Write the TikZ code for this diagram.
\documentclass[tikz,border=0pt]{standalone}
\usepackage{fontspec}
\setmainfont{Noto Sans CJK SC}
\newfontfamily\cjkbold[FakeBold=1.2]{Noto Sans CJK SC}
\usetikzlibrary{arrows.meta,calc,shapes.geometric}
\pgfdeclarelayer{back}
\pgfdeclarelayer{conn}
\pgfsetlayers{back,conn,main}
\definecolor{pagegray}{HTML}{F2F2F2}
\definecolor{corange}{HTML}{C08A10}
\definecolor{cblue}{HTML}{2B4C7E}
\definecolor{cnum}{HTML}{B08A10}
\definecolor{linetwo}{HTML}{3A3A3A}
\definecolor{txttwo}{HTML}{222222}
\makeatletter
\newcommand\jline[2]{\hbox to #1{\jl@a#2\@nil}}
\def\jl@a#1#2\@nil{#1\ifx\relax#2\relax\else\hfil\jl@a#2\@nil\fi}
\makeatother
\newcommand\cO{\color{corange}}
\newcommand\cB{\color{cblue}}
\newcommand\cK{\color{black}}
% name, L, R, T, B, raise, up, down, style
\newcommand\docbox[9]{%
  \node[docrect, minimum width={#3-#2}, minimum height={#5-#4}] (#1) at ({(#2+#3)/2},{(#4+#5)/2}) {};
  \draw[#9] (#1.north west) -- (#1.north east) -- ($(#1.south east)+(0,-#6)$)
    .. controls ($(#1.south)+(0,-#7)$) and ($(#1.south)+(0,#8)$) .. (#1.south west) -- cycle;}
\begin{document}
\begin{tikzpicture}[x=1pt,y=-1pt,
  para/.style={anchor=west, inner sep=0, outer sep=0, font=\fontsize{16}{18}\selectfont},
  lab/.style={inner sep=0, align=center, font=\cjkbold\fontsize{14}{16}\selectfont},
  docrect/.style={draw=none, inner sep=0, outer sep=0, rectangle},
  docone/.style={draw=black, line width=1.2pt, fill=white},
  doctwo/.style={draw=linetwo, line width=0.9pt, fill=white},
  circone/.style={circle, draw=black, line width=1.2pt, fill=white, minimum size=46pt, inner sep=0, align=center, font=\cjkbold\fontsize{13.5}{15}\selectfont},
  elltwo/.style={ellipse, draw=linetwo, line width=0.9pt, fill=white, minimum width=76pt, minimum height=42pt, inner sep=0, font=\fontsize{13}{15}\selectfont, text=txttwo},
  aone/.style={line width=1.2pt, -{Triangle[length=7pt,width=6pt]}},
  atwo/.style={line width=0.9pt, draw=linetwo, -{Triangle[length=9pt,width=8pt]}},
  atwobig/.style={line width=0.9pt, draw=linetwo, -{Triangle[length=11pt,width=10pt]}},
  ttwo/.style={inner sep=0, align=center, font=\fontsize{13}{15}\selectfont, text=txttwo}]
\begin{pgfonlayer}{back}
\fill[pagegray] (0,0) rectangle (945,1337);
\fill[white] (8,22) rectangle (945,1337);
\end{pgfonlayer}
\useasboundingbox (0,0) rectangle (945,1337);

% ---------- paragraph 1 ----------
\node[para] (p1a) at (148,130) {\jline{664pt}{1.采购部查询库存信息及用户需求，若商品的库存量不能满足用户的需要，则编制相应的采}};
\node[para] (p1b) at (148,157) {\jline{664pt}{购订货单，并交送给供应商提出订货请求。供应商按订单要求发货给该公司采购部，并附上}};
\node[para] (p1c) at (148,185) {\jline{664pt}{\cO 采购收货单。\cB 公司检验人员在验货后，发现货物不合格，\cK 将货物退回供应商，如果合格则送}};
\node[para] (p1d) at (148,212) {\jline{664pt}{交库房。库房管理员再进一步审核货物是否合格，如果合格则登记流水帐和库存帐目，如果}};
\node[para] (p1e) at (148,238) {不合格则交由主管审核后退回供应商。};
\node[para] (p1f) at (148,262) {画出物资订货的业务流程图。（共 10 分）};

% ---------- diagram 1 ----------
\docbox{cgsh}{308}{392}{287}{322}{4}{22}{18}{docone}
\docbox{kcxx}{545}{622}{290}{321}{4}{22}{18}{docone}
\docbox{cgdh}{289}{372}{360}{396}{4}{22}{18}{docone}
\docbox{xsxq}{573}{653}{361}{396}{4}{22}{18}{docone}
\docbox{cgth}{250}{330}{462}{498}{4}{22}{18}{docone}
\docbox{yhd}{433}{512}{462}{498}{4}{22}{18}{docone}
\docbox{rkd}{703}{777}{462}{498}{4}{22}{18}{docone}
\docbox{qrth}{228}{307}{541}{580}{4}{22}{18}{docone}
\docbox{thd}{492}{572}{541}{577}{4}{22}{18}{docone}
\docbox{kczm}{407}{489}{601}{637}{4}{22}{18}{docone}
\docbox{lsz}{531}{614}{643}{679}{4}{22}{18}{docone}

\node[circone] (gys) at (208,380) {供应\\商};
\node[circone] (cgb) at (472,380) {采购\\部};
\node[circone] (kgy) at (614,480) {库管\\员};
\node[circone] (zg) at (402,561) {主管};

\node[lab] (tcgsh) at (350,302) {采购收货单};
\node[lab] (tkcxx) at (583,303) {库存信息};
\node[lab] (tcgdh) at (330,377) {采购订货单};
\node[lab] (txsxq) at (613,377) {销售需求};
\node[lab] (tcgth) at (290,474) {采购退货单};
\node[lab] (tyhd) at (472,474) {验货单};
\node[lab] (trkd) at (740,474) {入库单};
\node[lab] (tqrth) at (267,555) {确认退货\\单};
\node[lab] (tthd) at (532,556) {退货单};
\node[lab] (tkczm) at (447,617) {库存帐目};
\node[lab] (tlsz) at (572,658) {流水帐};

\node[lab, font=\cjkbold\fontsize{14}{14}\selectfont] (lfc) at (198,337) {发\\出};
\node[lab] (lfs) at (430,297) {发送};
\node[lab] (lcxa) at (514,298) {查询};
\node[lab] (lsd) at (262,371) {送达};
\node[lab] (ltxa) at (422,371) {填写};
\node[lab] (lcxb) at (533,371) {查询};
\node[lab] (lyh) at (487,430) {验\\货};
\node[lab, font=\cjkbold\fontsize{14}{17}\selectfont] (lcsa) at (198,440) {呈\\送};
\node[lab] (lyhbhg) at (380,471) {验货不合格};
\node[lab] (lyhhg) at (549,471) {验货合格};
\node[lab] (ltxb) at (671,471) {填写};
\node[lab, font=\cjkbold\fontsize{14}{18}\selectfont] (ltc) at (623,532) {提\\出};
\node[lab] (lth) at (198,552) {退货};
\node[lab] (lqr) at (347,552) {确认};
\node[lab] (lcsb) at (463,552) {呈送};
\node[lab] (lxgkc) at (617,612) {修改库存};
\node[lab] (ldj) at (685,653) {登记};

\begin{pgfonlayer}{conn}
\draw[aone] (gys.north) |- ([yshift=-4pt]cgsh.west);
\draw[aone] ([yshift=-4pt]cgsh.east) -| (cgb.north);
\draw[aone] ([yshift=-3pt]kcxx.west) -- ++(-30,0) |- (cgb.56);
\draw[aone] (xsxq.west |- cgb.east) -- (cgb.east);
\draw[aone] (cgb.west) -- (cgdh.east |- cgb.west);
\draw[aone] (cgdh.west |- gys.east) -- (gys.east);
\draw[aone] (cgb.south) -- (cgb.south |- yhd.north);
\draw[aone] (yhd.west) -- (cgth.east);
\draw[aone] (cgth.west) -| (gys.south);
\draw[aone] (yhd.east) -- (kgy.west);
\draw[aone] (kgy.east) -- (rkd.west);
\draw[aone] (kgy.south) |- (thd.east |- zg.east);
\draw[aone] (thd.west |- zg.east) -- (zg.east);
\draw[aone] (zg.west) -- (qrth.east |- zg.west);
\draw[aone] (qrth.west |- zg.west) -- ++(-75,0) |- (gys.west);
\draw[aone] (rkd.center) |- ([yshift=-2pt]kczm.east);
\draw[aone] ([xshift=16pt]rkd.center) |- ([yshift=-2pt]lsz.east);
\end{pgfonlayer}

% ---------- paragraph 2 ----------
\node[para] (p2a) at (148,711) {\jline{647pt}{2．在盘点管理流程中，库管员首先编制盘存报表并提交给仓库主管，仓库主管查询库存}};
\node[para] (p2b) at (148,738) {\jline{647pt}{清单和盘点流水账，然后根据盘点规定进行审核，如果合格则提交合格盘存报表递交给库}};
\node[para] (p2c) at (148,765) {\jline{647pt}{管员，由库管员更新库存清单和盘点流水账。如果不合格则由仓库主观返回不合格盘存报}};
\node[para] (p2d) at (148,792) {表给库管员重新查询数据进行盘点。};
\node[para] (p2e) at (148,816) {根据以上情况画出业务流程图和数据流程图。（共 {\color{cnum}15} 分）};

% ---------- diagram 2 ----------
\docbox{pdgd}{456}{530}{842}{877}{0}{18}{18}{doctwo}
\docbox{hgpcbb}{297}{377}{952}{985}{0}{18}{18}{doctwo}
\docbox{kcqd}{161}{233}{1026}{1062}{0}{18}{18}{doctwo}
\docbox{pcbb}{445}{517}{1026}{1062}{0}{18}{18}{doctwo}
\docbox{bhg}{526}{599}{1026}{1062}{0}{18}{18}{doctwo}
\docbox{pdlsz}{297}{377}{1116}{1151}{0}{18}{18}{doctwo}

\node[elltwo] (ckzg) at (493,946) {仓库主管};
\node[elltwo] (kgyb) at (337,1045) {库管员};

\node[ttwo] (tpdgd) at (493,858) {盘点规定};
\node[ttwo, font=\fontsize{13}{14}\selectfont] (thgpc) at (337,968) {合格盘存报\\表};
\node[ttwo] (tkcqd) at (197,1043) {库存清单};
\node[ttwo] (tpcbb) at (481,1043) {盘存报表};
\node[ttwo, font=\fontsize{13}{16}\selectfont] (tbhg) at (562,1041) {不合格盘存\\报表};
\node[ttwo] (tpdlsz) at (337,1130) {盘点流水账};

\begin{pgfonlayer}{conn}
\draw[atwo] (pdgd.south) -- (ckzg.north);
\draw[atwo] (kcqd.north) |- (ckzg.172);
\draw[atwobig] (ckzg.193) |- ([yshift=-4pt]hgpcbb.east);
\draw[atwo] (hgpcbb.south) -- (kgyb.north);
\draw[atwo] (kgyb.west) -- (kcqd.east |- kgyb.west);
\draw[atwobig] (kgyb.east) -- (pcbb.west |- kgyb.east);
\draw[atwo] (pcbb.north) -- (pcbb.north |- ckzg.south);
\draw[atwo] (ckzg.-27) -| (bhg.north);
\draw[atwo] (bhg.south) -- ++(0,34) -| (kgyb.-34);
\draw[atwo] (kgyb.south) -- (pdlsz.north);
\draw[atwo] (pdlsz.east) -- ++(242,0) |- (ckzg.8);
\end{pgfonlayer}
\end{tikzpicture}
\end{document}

________

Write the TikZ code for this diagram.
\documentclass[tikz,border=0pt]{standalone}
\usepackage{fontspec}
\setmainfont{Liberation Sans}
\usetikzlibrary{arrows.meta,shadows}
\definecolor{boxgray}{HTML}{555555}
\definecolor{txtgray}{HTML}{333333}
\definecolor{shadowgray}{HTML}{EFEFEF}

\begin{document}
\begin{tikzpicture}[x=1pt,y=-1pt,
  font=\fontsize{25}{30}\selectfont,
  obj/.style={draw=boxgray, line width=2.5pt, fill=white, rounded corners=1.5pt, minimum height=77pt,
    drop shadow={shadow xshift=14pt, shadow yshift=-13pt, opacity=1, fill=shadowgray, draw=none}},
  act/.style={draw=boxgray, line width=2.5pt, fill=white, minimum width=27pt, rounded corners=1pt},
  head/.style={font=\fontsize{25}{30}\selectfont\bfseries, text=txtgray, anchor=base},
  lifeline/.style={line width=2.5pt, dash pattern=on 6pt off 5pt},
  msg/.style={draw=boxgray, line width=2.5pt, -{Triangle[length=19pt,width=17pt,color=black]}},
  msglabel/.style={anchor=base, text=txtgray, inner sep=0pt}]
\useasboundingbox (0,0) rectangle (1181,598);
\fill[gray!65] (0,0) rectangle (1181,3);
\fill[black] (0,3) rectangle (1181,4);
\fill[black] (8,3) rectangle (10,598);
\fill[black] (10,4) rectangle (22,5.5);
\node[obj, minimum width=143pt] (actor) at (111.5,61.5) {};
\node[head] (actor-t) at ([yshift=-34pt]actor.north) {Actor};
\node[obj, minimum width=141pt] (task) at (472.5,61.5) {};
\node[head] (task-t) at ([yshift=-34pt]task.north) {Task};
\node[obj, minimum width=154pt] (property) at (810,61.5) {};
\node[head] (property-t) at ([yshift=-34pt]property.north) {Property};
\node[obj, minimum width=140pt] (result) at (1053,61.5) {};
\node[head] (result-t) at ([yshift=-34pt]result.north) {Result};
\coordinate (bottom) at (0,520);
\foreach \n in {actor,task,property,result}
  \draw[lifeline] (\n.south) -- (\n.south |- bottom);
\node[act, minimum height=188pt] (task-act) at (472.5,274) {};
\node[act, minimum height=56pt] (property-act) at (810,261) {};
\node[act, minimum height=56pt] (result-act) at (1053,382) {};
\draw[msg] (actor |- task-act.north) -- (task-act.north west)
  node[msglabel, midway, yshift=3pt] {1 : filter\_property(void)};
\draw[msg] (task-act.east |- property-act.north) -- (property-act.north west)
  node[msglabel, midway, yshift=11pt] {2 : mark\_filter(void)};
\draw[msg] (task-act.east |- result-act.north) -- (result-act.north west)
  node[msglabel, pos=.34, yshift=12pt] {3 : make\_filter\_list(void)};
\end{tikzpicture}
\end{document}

________

- Written instruction:
Only a number is wanted: how many lines of the material above hold "diagram"?

- Final result:
4